Childhood obesity is a significant health challenge for this generation, and tackling it is an important priority for the Government. Our cross-Government childhood obesity plan, launched in 2016, represents the start of a long journey and focuses on the actions that are likely to have the biggest impact.
Many policies of the Department for Education, which complement those of other Departments, are expected to make a direct contribution to reducing the incidence of childhood obesity. These include free school meals, the school food standards, the addition of food education in the national curriculum, and the primary physical education (PE) and sport premium. The healthy schools rating scheme celebrates the positive actions that schools are delivering in terms of healthy living, healthy eating and physical activity, and supports schools in identifying further actions that they can take in this area.

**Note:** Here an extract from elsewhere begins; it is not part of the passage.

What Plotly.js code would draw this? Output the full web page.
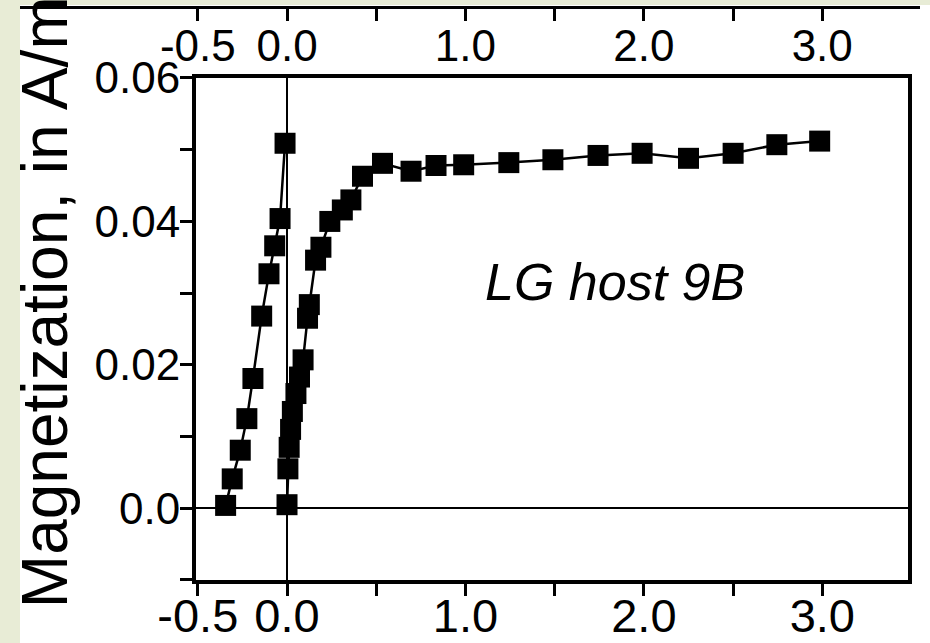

In addition, the new subject of health education which will be taught to all pupils in state-funded schools from September 2020, alongside relationships education (for primary aged pupils) and relationships and sex education (secondary aged pupils) covers the issue of healthy eating. Pupils will learn about the characteristics of a poor diet and risks associated with unhealthy eating (including, for example, obesity and tooth decay) and other behaviours (e.g. the impact of alcohol on diet or health).
The Department will publish an updated school and sport activity plan following the Comprehensive Spending Review and will consider what more can be done to promote physical activity. Ahead of that, the Budget has confirmed that £90 million will be provided over the next four years to support primary school PE teaching and help schools make best use of their sports facilities.